§ **Source material**:
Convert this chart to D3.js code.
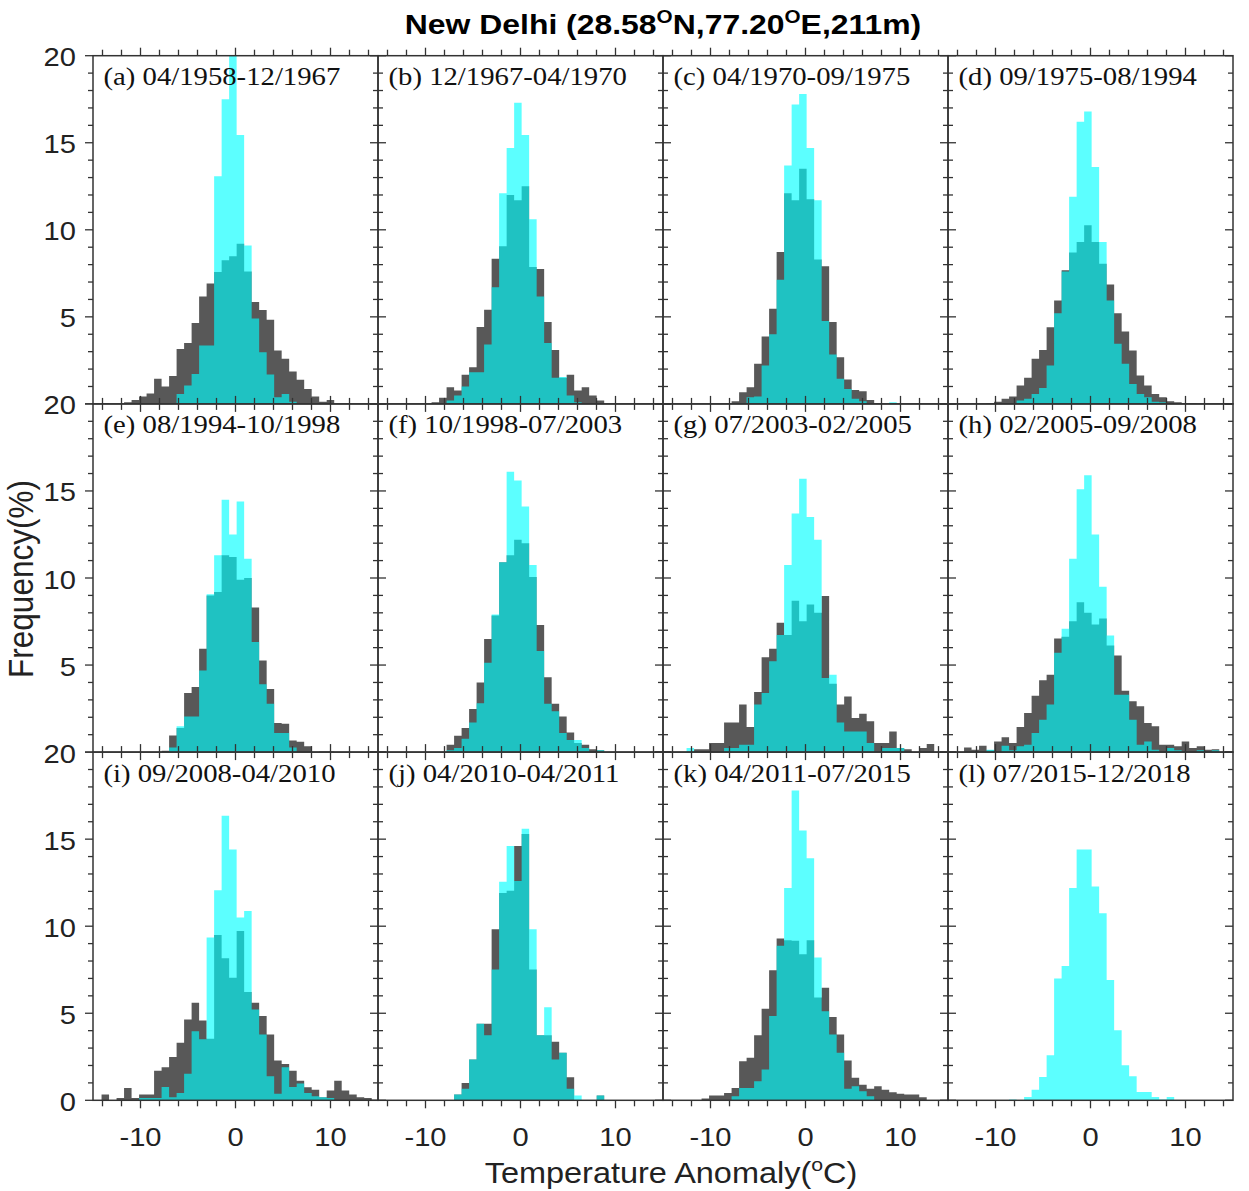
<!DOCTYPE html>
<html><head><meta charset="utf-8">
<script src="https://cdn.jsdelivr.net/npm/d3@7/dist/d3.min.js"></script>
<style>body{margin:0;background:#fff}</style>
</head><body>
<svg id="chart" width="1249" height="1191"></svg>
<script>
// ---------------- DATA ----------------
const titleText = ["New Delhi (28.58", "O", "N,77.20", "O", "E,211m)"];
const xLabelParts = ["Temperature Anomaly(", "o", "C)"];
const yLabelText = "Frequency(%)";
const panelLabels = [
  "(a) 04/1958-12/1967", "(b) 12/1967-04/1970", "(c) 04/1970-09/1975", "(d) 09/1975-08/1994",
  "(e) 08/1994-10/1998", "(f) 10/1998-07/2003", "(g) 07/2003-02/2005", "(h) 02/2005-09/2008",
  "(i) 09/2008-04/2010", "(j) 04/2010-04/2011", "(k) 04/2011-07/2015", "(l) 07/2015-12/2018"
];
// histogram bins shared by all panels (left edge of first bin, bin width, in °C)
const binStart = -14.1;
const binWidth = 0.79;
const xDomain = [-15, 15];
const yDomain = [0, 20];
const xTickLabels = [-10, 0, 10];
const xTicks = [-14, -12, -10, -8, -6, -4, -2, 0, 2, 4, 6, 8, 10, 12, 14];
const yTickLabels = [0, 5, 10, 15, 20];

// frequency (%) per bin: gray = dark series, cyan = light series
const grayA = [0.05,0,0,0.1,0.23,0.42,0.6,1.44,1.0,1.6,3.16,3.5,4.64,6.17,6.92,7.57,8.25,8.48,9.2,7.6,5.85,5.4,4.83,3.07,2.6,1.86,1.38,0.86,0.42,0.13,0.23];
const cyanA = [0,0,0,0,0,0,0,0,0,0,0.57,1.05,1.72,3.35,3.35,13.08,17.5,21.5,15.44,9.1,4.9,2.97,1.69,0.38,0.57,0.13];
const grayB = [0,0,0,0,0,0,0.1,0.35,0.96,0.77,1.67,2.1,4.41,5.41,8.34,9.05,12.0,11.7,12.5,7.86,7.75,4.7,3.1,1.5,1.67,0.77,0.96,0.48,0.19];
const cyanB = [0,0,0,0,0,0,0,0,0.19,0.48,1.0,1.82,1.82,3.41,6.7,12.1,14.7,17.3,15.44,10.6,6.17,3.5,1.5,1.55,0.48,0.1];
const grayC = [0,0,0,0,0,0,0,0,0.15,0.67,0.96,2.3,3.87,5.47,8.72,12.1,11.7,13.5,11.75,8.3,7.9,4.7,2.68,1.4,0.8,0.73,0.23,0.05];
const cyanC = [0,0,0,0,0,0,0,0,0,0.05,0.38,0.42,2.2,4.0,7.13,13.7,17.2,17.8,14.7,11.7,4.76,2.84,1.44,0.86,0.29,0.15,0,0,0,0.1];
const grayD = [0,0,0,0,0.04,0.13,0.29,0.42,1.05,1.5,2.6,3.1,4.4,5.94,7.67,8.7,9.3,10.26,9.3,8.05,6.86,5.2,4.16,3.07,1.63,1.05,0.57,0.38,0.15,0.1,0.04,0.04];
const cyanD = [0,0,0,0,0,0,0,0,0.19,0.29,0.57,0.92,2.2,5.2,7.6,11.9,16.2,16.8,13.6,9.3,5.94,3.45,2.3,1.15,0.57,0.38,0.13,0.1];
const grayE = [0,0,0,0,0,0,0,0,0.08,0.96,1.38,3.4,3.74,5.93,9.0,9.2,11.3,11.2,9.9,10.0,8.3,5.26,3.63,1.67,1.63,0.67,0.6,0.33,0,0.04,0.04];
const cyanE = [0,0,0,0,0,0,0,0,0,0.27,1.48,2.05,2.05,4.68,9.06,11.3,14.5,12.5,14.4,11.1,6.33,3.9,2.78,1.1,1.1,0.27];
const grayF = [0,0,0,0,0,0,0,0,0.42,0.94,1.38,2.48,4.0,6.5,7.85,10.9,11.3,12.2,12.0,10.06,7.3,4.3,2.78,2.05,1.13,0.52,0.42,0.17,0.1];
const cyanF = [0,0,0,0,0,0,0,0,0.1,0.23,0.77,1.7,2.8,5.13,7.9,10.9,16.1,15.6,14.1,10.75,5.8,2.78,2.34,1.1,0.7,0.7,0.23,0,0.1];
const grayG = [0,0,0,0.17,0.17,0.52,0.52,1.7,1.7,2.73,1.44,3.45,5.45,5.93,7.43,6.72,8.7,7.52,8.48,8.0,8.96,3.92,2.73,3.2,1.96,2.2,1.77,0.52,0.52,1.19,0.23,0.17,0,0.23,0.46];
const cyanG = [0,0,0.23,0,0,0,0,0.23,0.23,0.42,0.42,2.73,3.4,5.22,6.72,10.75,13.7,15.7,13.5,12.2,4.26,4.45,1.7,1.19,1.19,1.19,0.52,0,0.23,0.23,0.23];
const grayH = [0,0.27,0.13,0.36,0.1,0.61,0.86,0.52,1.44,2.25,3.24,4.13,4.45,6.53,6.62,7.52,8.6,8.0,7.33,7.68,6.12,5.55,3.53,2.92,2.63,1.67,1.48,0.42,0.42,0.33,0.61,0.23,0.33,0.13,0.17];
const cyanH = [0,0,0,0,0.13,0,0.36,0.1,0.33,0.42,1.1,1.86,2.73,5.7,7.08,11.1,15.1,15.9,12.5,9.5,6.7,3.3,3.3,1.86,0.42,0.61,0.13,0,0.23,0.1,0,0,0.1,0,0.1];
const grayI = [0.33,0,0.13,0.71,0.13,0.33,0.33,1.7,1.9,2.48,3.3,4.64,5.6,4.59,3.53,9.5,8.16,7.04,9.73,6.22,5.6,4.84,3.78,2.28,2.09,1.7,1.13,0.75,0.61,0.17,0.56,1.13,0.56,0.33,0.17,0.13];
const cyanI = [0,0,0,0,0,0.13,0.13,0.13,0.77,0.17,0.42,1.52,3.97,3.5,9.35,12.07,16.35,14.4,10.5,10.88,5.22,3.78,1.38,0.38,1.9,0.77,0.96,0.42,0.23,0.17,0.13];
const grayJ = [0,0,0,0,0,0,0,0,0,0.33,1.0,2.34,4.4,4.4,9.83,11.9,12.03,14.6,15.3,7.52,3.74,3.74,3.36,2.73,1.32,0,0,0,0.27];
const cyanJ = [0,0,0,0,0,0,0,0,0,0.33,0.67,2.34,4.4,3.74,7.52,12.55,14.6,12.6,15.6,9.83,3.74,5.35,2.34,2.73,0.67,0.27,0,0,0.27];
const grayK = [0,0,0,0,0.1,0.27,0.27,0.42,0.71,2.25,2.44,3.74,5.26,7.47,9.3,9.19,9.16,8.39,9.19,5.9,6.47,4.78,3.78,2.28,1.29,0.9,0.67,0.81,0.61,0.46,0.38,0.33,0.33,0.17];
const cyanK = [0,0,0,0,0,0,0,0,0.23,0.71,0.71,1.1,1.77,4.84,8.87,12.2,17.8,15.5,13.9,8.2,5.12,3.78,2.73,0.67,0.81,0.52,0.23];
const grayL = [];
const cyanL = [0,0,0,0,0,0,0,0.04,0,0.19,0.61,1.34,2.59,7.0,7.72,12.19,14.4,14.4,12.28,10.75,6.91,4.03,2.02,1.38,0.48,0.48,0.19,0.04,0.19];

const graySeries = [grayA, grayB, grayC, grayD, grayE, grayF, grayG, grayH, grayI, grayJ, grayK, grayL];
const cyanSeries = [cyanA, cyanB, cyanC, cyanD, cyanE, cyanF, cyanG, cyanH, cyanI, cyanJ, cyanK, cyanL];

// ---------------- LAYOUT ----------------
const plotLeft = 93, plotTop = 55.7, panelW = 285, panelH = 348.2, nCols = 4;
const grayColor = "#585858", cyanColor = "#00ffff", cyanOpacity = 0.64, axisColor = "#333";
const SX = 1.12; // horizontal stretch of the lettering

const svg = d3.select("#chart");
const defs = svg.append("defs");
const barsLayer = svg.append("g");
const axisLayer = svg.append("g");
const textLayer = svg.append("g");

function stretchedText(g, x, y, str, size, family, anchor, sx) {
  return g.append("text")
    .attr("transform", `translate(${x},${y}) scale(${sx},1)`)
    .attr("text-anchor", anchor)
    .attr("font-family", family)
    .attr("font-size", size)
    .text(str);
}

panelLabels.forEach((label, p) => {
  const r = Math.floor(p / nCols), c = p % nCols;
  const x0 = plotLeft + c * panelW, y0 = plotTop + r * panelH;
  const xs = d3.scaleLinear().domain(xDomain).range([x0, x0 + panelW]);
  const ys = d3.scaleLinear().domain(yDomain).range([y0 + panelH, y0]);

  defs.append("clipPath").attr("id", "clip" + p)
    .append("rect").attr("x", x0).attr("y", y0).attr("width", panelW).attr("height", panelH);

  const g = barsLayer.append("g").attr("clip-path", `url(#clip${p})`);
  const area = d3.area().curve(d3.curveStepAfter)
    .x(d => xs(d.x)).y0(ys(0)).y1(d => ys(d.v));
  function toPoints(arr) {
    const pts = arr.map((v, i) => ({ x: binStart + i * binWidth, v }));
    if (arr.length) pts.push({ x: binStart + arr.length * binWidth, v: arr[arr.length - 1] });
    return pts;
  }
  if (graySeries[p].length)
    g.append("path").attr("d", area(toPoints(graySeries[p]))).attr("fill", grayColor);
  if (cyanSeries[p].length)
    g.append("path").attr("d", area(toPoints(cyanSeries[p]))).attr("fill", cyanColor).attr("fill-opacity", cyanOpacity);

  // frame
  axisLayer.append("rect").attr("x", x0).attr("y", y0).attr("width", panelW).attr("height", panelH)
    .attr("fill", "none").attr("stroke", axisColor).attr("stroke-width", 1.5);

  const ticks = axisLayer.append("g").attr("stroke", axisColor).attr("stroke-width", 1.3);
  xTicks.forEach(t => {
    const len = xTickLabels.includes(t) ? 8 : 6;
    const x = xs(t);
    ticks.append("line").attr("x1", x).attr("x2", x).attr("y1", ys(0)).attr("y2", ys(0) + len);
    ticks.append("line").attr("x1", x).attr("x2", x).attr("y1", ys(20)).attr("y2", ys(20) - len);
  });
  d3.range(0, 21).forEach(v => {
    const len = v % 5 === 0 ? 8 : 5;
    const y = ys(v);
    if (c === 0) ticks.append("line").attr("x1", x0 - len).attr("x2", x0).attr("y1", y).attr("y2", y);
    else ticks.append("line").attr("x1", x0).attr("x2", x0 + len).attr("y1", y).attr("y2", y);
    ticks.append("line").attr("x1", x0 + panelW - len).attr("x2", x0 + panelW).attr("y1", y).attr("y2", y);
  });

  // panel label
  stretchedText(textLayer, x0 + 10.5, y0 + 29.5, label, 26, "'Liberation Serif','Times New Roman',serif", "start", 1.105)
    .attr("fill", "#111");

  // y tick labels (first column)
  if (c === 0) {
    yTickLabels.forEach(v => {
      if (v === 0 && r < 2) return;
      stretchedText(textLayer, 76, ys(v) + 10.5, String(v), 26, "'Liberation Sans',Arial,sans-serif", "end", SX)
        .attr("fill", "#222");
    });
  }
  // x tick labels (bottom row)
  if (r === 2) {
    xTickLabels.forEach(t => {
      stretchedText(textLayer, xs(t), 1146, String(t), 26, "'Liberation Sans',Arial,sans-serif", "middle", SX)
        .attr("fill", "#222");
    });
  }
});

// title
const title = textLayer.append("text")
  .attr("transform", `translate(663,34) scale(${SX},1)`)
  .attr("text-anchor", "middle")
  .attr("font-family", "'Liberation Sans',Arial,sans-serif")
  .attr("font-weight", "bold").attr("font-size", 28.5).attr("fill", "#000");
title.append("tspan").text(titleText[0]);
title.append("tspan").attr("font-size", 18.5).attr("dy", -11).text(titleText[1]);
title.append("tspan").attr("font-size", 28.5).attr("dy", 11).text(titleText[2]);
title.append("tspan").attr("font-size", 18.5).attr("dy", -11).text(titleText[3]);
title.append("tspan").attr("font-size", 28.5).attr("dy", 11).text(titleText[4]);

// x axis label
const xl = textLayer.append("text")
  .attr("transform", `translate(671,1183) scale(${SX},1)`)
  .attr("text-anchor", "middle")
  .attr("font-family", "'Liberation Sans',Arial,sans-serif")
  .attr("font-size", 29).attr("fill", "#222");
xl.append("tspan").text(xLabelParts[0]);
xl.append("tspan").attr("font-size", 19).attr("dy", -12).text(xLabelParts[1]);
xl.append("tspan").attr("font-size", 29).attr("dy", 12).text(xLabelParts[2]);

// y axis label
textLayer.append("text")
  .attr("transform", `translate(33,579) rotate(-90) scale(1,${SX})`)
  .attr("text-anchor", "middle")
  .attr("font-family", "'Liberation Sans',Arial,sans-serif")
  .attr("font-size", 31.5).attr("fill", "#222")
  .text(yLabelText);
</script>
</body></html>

--

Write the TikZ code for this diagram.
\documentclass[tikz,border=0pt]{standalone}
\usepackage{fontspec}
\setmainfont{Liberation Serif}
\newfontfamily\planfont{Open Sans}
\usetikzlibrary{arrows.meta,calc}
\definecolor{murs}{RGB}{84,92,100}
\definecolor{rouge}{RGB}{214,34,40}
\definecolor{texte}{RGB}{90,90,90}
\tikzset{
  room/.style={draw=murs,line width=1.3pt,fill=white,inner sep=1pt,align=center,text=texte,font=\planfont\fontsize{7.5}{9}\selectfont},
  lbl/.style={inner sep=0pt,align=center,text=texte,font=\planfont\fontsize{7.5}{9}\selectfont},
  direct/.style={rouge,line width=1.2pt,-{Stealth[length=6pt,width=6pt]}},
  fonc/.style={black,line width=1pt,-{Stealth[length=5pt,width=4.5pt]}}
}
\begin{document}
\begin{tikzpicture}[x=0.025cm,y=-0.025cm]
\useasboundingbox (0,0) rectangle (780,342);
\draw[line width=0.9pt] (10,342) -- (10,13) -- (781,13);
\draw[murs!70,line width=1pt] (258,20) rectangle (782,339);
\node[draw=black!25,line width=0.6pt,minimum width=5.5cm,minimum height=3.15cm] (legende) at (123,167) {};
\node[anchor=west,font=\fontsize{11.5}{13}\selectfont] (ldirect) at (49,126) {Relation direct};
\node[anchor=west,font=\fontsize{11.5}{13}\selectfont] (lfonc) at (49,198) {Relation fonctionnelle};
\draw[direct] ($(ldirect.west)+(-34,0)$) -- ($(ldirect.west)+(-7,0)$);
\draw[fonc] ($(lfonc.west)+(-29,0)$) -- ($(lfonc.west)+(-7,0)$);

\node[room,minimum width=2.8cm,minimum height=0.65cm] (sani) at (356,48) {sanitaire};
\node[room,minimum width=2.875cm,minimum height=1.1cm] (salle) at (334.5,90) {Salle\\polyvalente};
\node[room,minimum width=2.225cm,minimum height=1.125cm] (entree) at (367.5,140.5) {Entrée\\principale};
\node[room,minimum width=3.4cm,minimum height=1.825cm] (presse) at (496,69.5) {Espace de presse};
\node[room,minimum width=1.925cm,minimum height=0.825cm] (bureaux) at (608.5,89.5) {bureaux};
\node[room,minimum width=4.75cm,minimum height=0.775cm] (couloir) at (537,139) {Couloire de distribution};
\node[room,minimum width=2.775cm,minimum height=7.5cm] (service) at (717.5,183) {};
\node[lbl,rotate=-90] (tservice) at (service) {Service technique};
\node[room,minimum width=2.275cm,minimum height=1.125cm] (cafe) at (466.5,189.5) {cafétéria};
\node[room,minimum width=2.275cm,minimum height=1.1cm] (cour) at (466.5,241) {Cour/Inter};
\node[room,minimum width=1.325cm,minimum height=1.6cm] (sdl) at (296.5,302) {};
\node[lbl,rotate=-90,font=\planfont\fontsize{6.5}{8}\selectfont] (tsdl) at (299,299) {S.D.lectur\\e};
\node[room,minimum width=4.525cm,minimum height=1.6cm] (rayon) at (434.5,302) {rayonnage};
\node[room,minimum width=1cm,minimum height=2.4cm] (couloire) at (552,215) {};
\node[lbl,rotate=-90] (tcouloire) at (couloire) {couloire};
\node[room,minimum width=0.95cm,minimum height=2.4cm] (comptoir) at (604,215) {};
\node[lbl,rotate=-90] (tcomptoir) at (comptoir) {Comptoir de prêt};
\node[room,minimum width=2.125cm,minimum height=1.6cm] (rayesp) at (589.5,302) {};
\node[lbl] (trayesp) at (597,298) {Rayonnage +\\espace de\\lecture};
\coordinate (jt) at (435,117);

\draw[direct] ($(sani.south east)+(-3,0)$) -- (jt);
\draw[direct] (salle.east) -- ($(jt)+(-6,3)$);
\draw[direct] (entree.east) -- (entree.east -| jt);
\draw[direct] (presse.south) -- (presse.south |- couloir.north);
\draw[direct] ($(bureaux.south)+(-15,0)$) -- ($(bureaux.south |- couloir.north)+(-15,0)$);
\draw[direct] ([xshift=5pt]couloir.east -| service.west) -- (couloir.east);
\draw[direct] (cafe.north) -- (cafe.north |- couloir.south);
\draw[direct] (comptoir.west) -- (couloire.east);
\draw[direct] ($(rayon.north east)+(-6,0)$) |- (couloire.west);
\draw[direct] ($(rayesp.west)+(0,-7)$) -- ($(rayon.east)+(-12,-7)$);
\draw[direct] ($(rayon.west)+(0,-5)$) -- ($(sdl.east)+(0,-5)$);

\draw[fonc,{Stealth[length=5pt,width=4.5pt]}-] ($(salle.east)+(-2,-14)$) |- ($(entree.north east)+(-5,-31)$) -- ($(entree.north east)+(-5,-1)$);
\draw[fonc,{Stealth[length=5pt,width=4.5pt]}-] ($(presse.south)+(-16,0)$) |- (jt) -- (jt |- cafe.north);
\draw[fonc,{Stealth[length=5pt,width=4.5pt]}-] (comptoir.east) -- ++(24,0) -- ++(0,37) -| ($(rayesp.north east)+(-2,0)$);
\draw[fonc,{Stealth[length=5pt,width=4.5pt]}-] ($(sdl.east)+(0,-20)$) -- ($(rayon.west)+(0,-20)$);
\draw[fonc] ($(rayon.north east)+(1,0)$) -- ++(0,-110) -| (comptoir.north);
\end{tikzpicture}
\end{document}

§ **What you have to do**: From the entries above, copy every line that holds the word "code".

§ **Expected answer**:
Convert this chart to D3.js code.
Write the TikZ code for this diagram.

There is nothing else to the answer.